Crafts for kids who suddenly have lots of time on their hands

With schools closed and many parents working remotely, families stuck at home together need to keep their kids happily occupied to avoid a total deep dive into Disney+, Minecraft or Fortnite.

Arts and crafts can help, but supplies may be limited, so here are five projects that mostly use items families may already have at home.

Jackson Pollock in the Backyard

Emilie Adams, mother to an 8-year-old girl and a 6-year-old boy, lives in Soho, but for now is holing-up in the Catskills with her family, two dogs and a pet rabbit named Dennis Hopper.

There, Adams, a doula and lactation consultant, cooks up crafts to keep her children from going stir-crazy. “The kids feel like they are on a big adventure,” she says. “They are missing social interaction with their friends and classmates, but they are holding up well.”

The two kids have long waited to decorate a pair of sneakers, so she ordered each of them a pair of white canvas ones, gave them a rainbow of Sharpies and let them have at it. “They are being very thoughtful and taking time with this one,” she says.

During the first week of schools being closed, she also set up this fun outdoors-only painting project. “It’s super fun and creates wonderful art,” she says. “The kids got messy and ended up straight in the shower, but they loved it. “

Supplies: Paint (water colors, tempera, whatever you have); paint trays; posterboard or any large sheets of paper, brushes, little cups, water pistols, squirt bottles, balls, Koosh balls (stringy rubber balls).
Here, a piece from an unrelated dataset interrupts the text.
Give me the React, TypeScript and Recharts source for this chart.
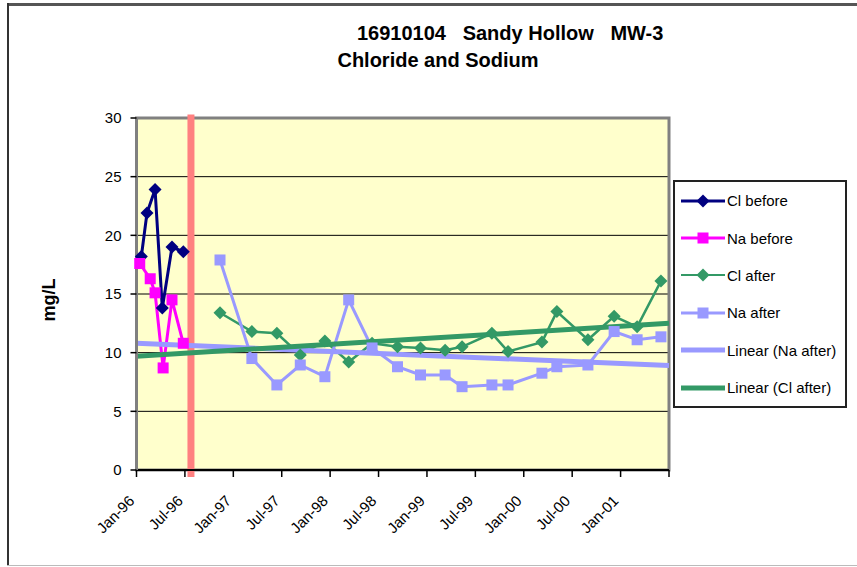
import React from "react";
import {
  LineChart,
  Line,
  XAxis,
  YAxis,
  CartesianGrid,
  Legend,
  ReferenceLine,
  ReferenceArea,
} from "recharts";

const FONT = '"Liberation Sans", Arial, Helvetica, sans-serif';

// x values are months counted from Jan 1996
const clBeforeMonths = [0.6, 1.3, 2.3, 3.2, 4.4, 5.8];
const clBeforeValues = [18.2, 21.9, 23.9, 13.8, 19.0, 18.6];
const naBeforeMonths = [0.4, 1.7, 2.3, 3.3, 4.4, 5.8];
const naBeforeValues = [17.6, 16.3, 15.1, 8.7, 14.5, 10.8];

const afterMonths = [
  10.35, 14.3, 17.4, 20.3, 23.35, 26.3, 29.2, 32.35, 35.2, 38.25, 40.35,
  44.05, 46.05, 50.25, 52.1, 55.95, 59.2, 62.05, 65.0,
];
const clAfterValues = [
  13.4, 11.8, 11.65, 9.8, 11.0, 9.2, 10.8, 10.5, 10.4, 10.2, 10.5, 11.65, 10.1,
  10.9, 13.5, 11.1, 13.1, 12.2, 16.1,
];
const naAfterValues = [
  17.9, 9.5, 7.25, 8.95, 7.95, 14.5, 10.4, 8.8, 8.1, 8.1, 7.1, 7.25, 7.25,
  8.25, 8.8, 8.95, 11.8, 11.1, 11.35,
];

const trendMonths = [0, 66];
const trendNaValues = [10.8, 8.9];
const trendClValues = [9.7, 12.5];

// the red marker line between the "before" and "after" periods
const changeMonth = 6.75;
const changeSpan = [-0.6, 30.3];

const xTickMonths = [0, 6, 12, 18, 24, 30, 36, 42, 48, 54, 60, 66];
const xTickLabels = [
  "Jan-96",
  "Jul-96",
  "Jan-97",
  "Jul-97",
  "Jan-98",
  "Jul-98",
  "Jan-99",
  "Jul-99",
  "Jan-00",
  "Jul-00",
  "Jan-01",
  "",
];
const yTicks = [0, 5, 10, 15, 20, 25, 30];

const legendOrder = [
  "Cl before",
  "Na before",
  "Cl after",
  "Na after",
  "Linear (Na after)",
  "Linear (Cl after)",
];

const toPoints = (months: number[], values: number[]) =>
  months.map((m, i) => ({ m, v: values[i] }));

const clBefore = toPoints(clBeforeMonths, clBeforeValues);
const naBefore = toPoints(naBeforeMonths, naBeforeValues);
const clAfter = toPoints(afterMonths, clAfterValues);
const naAfter = toPoints(afterMonths, naAfterValues);
const trendNa = toPoints(trendMonths, trendNaValues);
const trendCl = toPoints(trendMonths, trendClValues);

const NAVY = "#000080";
const MAGENTA = "#FF00FF";
const GREEN = "#339966";
const LILAC = "#9999FF";

type Marker = "diamond" | "square" | "none";

const seriesStyle: Record<string, { marker: Marker; legendWidth: number }> = {
  "Cl before": { marker: "diamond", legendWidth: 3 },
  "Na before": { marker: "square", legendWidth: 3 },
  "Cl after": { marker: "diamond", legendWidth: 2 },
  "Na after": { marker: "square", legendWidth: 3 },
  "Linear (Na after)": { marker: "none", legendWidth: 5 },
  "Linear (Cl after)": { marker: "none", legendWidth: 5 },
};

function markerShape(marker: Marker, cx: number, cy: number, color: string, key?: React.Key) {
  if (marker === "diamond") {
    const r = 6.5;
    return (
      <polygon
        key={key}
        points={`${cx},${cy - r} ${cx + r},${cy} ${cx},${cy + r} ${cx - r},${cy}`}
        fill={color}
      />
    );
  }
  if (marker === "square") {
    const s = 11;
    return <rect key={key} x={cx - s / 2} y={cy - s / 2} width={s} height={s} fill={color} />;
  }
  return null;
}

const makeDot = (marker: Marker, color: string) => (props: any) => {
  const { cx, cy, index } = props;
  if (cx == null || cy == null) return <g key={index} />;
  return markerShape(marker, cx, cy, color, index);
};

function XTick({ x, y, payload }: any) {
  const i = xTickMonths.indexOf(payload.value);
  const label = xTickLabels[i] ?? "";
  const ax = x - 5;
  const ay = y + 19;
  return (
    <text
      x={ax}
      y={ay}
      transform={`rotate(-45 ${ax} ${ay})`}
      textAnchor="end"
      dominantBaseline="central"
      fontSize={15}
      fontFamily={FONT}
      fill="#000"
    >
      {label}
    </text>
  );
}

function YLabel() {
  return (
    <text
      x={49}
      y={300}
      transform="rotate(-90 49 300)"
      textAnchor="middle"
      dominantBaseline="central"
      fontSize={18}
      fontWeight="bold"
      fontFamily={FONT}
      fill="#000"
    >
      mg/L
    </text>
  );
}

function ChartLegend({ payload }: any) {
  const items = [...(payload ?? [])].sort(
    (a: any, b: any) => legendOrder.indexOf(a.value) - legendOrder.indexOf(b.value),
  );
  return (
    <div style={legendBoxStyle}>
      {items.map((item: any) => {
        const st = seriesStyle[item.value];
        return (
          <div key={item.value} style={legendRowStyle}>
            <svg width={45} height={16} style={{ display: "block", flex: "none" }}>
              <line x1={0} y1={8} x2={44} y2={8} stroke={item.color} strokeWidth={st.legendWidth} />
              {markerShape(st.marker, 22, 8, item.color)}
            </svg>
            <span style={{ marginLeft: 1, whiteSpace: "nowrap" }}>{item.value}</span>
          </div>
        );
      })}
    </div>
  );
}

const legendBoxStyle: React.CSSProperties = {
  boxSizing: "border-box",
  width: 174,
  height: 228,
  border: "2px solid #222",
  background: "#fff",
  paddingLeft: 6,
  fontFamily: FONT,
  fontSize: 15,
  color: "#000",
};

const legendRowStyle: React.CSSProperties = {
  display: "flex",
  alignItems: "center",
  height: 37.4,
};

export default function App() {
  return (
    <div style={wrapStyle}>
      <div style={{ ...titleStyle, left: 357, top: 23 }}>
        {"16910104   Sandy Hollow   MW-3"}
      </div>
      <div style={{ ...titleStyle, left: 0, width: 876, textAlign: "center", top: 50 }}>
        Chloride and Sodium
      </div>
      <LineChart
        width={857}
        height={567}
        margin={{ top: 118, right: 188, bottom: 0, left: 0 }}
        style={{ position: "absolute", left: 0, top: 0 }}
      >
        <CartesianGrid vertical={false} stroke="#000" strokeWidth={1} fill="#FFFFCC" fillOpacity={1} />
        <ReferenceArea
          x1={0}
          x2={66}
          y1={0}
          y2={30}
          fill="none"
          stroke="#808080"
          strokeWidth={3}
          ifOverflow="visible"
        />
        <XAxis
          dataKey="m"
          type="number"
          domain={[0, 66]}
          ticks={xTickMonths}
          interval={0}
          height={97}
          tickSize={7}
          tick={<XTick />}
          axisLine={{ stroke: "#000", strokeWidth: 2 }}
          tickLine={{ stroke: "#000", strokeWidth: 1.5 }}
          allowDuplicatedCategory={false}
        />
        <YAxis
          type="number"
          domain={[0, 30]}
          ticks={yTicks}
          interval={0}
          width={136.5}
          tickSize={6}
          tickMargin={9}
          tick={{ fill: "#000", fontSize: 15, fontFamily: FONT }}
          axisLine={{ stroke: "#808080", strokeWidth: 3 }}
          tickLine={{ stroke: "#000", strokeWidth: 1.5 }}
          label={<YLabel />}
        />
        <ReferenceLine
          segment={[
            { x: changeMonth, y: changeSpan[0] },
            { x: changeMonth, y: changeSpan[1] },
          ]}
          stroke="#FF8080"
          strokeWidth={7}
          ifOverflow="visible"
        />
        <Line
          data={clBefore}
          dataKey="v"
          name="Cl before"
          stroke={NAVY}
          strokeWidth={3}
          dot={makeDot("diamond", NAVY)}
          activeDot={false}
          isAnimationActive={false}
        />
        <Line
          data={naBefore}
          dataKey="v"
          name="Na before"
          stroke={MAGENTA}
          strokeWidth={3}
          dot={makeDot("square", MAGENTA)}
          activeDot={false}
          isAnimationActive={false}
        />
        <Line
          data={clAfter}
          dataKey="v"
          name="Cl after"
          stroke={GREEN}
          strokeWidth={2.5}
          dot={makeDot("diamond", GREEN)}
          activeDot={false}
          isAnimationActive={false}
        />
        <Line
          data={naAfter}
          dataKey="v"
          name="Na after"
          stroke={LILAC}
          strokeWidth={3}
          dot={makeDot("square", LILAC)}
          activeDot={false}
          isAnimationActive={false}
        />
        <Line
          data={trendNa}
          dataKey="v"
          name="Linear (Na after)"
          stroke={LILAC}
          strokeWidth={5}
          dot={false}
          activeDot={false}
          isAnimationActive={false}
        />
        <Line
          data={trendCl}
          dataKey="v"
          name="Linear (Cl after)"
          stroke={GREEN}
          strokeWidth={5}
          dot={false}
          activeDot={false}
          isAnimationActive={false}
        />
        <Legend
          layout="vertical"
          align="center"
          verticalAlign="middle"
          content={<ChartLegend />}
          wrapperStyle={{ left: 673, top: 180, width: 174, height: 228 }}
        />
      </LineChart>
      {/* outer frame of the figure */}
      <div style={{ ...rule, left: 7, top: 3, width: 850, height: 3, background: "#555" }} />
      <div style={{ ...rule, left: 7, top: 3, width: 2, height: 563, background: "#333" }} />
      <div style={{ ...rule, left: 7, top: 565, width: 850, height: 1, background: "#bbb" }} />
    </div>
  );
}

const wrapStyle: React.CSSProperties = {
  position: "absolute",
  left: 0,
  top: 0,
  width: 857,
  height: 567,
  background: "#fff",
  overflow: "hidden",
};

const rule: React.CSSProperties = {
  position: "absolute",
  pointerEvents: "none",
};

const titleStyle: React.CSSProperties = {
  position: "absolute",
  fontFamily: FONT,
  fontSize: 20,
  fontWeight: "bold",
  lineHeight: "20px",
  whiteSpace: "pre",
  color: "#000",
};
How to: Fill trays with paint. Outside, put posterboards or paper on the ground. “Go full-on Jackson Pollock and just throw and drip paint,” says Adams. “Roll balls in paint and throw them or roll them on the paper, dribble paint with brushes, flick the brushes, splash paint with cups, put liquid watercolors in a squirt gun and spray away,” says Adams.

Dinosaur World Dioramas

For Lisa Ervin, a freelance art director and graphic designer in East Williamsburg, arts and crafts is a creative outlet for herself and her two boys: Wade, 4, and Vaughn, 2. “Crafting is hands-on problem solving, especially when materials are limited,” she says.
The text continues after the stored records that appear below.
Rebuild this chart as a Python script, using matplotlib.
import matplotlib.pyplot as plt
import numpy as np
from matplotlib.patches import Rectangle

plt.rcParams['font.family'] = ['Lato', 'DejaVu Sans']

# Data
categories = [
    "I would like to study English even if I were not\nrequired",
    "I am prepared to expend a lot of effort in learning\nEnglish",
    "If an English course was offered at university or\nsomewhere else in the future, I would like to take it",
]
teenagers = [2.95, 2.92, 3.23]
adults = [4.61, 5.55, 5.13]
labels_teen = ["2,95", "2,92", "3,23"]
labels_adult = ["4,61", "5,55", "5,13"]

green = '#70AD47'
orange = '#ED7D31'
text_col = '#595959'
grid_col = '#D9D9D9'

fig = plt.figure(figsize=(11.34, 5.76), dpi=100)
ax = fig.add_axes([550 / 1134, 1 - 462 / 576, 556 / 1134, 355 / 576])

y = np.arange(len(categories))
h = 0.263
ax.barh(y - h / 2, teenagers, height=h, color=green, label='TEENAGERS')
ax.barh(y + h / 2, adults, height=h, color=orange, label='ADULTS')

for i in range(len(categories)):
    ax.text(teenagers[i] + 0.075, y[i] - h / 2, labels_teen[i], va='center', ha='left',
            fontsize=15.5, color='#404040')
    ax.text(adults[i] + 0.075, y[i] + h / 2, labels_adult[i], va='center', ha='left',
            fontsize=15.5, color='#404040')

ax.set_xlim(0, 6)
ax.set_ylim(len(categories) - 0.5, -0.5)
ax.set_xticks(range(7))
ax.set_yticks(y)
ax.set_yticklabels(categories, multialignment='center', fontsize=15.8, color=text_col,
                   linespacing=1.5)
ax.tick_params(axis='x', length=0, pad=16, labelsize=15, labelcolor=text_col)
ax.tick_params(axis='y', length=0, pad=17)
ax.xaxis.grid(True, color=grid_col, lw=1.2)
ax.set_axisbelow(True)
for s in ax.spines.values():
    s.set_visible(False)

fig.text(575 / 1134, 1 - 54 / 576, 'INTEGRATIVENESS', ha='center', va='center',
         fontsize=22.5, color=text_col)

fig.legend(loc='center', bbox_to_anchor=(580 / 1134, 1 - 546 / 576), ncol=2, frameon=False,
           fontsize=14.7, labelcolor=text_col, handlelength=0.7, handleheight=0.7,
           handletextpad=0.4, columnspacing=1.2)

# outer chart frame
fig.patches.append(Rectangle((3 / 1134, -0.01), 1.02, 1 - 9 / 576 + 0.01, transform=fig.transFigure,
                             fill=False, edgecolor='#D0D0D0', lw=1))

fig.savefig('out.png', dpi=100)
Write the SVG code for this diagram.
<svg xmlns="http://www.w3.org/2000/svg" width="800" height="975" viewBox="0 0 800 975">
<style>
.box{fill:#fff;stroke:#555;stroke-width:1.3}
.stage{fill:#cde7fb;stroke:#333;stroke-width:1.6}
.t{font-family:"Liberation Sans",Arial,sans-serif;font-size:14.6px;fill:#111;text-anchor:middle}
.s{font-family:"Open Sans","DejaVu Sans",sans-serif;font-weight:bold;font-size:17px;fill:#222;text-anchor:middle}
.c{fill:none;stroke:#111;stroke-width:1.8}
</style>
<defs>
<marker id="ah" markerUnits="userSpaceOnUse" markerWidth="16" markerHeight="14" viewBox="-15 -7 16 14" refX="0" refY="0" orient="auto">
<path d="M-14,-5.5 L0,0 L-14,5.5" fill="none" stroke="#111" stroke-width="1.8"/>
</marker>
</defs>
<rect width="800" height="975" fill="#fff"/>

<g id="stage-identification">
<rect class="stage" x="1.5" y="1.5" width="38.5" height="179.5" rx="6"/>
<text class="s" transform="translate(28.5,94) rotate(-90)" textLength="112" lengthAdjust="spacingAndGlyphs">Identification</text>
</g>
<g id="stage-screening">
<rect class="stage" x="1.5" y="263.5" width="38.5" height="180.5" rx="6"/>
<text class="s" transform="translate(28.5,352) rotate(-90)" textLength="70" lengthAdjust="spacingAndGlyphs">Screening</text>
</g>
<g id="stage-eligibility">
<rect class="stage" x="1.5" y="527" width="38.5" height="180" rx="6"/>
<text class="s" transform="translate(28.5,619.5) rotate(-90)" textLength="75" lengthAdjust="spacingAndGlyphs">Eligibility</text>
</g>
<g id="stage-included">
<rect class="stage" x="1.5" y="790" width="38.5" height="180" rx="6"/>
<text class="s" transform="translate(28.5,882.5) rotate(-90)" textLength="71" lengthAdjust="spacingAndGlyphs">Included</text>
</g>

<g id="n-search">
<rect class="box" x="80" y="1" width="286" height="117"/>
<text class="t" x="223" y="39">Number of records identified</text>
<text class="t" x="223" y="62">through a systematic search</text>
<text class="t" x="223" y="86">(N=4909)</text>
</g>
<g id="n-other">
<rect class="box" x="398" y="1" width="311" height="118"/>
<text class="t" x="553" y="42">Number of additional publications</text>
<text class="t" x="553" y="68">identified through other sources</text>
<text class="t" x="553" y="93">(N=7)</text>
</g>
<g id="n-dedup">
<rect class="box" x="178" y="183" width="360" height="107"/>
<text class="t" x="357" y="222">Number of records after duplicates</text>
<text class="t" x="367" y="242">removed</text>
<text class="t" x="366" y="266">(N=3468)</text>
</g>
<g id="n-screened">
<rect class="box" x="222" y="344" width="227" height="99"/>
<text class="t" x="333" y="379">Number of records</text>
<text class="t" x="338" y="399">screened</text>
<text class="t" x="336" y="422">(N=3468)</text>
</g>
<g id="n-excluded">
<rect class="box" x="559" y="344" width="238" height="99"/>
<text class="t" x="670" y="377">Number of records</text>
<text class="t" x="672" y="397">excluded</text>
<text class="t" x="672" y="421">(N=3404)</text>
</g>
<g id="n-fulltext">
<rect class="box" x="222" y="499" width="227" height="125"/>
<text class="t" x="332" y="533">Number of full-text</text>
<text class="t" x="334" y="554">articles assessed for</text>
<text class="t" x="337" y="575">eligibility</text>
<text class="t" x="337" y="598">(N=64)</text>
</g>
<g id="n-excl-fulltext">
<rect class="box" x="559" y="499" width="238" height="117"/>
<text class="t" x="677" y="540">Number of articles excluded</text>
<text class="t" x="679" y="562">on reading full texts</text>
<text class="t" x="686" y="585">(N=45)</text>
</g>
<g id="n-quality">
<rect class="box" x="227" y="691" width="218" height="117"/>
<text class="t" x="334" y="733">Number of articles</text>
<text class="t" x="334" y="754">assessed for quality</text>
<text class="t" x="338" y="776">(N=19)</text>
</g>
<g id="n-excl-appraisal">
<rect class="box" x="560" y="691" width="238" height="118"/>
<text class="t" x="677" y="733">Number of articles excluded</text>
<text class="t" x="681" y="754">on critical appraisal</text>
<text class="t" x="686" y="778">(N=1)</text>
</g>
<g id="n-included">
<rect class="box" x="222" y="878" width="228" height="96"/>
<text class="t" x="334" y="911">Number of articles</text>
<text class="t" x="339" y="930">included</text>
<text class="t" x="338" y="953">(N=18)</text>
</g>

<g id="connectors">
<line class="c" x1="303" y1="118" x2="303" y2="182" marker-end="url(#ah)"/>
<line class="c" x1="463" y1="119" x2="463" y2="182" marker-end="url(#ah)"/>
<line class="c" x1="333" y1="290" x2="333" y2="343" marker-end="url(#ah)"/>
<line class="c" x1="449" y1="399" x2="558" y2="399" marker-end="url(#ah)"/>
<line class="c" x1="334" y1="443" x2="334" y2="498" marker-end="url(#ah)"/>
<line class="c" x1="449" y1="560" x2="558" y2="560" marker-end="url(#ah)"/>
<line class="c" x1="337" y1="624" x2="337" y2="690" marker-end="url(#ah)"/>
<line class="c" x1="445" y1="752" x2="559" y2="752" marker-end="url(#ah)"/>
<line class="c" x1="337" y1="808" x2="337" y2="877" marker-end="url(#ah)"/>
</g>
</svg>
Her boys are entering the dinosaur-loving age and wanted to give their own toy dinos an “island.”

After a walk in the New York Botanical Garden earlier this month, she says, “We were inspired to make nature books and dioramas. My kids enjoyed picking up rocks, fallen flowers and acorns as we were walking.”

She also has a junk bin filled with all sorts of surprises. “We are always just winging it and making do with what we have around,” she says.

Supplies: White glue (Mod Podge sealer/glue optional); a wood block; tissue paper; artificial moss; fabric trees or flowers; plastic dinosaurs; plant-shaped cupcake toppers; twigs and rocks — whatever’s on hand. “This project could also be done with no craft supplies — just with cardboard, paint, real grass, moss, rocks etc.” she says. For a waterfall/dinosaur pond, use a shadow box, blue tissue paper and rocks.

How to: Adhere tissue paper to wood block with Mod Podge or glue; glue moss on top, then add another layer of Mod Podge on top to seal flaky moss; glue on rocks and flowers; use tissue to create leaves for twigs and glue them on; adhere twigs — use rocks to support them until dry; give kids the dinos and play.

Piggy Bank

With schools closed, Gael Delehanty, who lives with her family in Dumbo, says, “Staying creative is going to be key. We’ve been enjoying drawing lessons online and other art-driven sanity keepers, like making a brightly colored schedule,” says Delehanty, who has two daughters, aged 4-years-old and 9 months.

As for the piggy bank, there was no pattern. “I just knew to save the bread crumb tin for ‘something’ and then remembered that the baby had recently broken the piggy bank,” she says.

Supplies: A bread crumb container for the head, paper towel tube for the nose and tail, construction paper for ears and eyes (or use plastic eyes if you’ve got ’em); hot glue gun or white glue; tempera paint; Mod Podge. “The blue bow is a piece of pinched tissue paper; the pink one on the tail is one of my daughter’s hair clips that she added as a finishing touch,” says Delehanty.

How to: Paint the breadcrumb container, paper towel tube and a piece of paper your favorite shade of pink and allow to dry; trim about 1 inch of tube to use as nose and 3 inches for tail; starting at one end, cut the 3-inch piece into a spiral; cut two identical curved triangles from paper to use as ears, then cut two slots on one side to fold in on one another to create a cone; attach with glue; seal with Mod Podge (optional); add accessories and eyes; cut coin slot in plastic lid.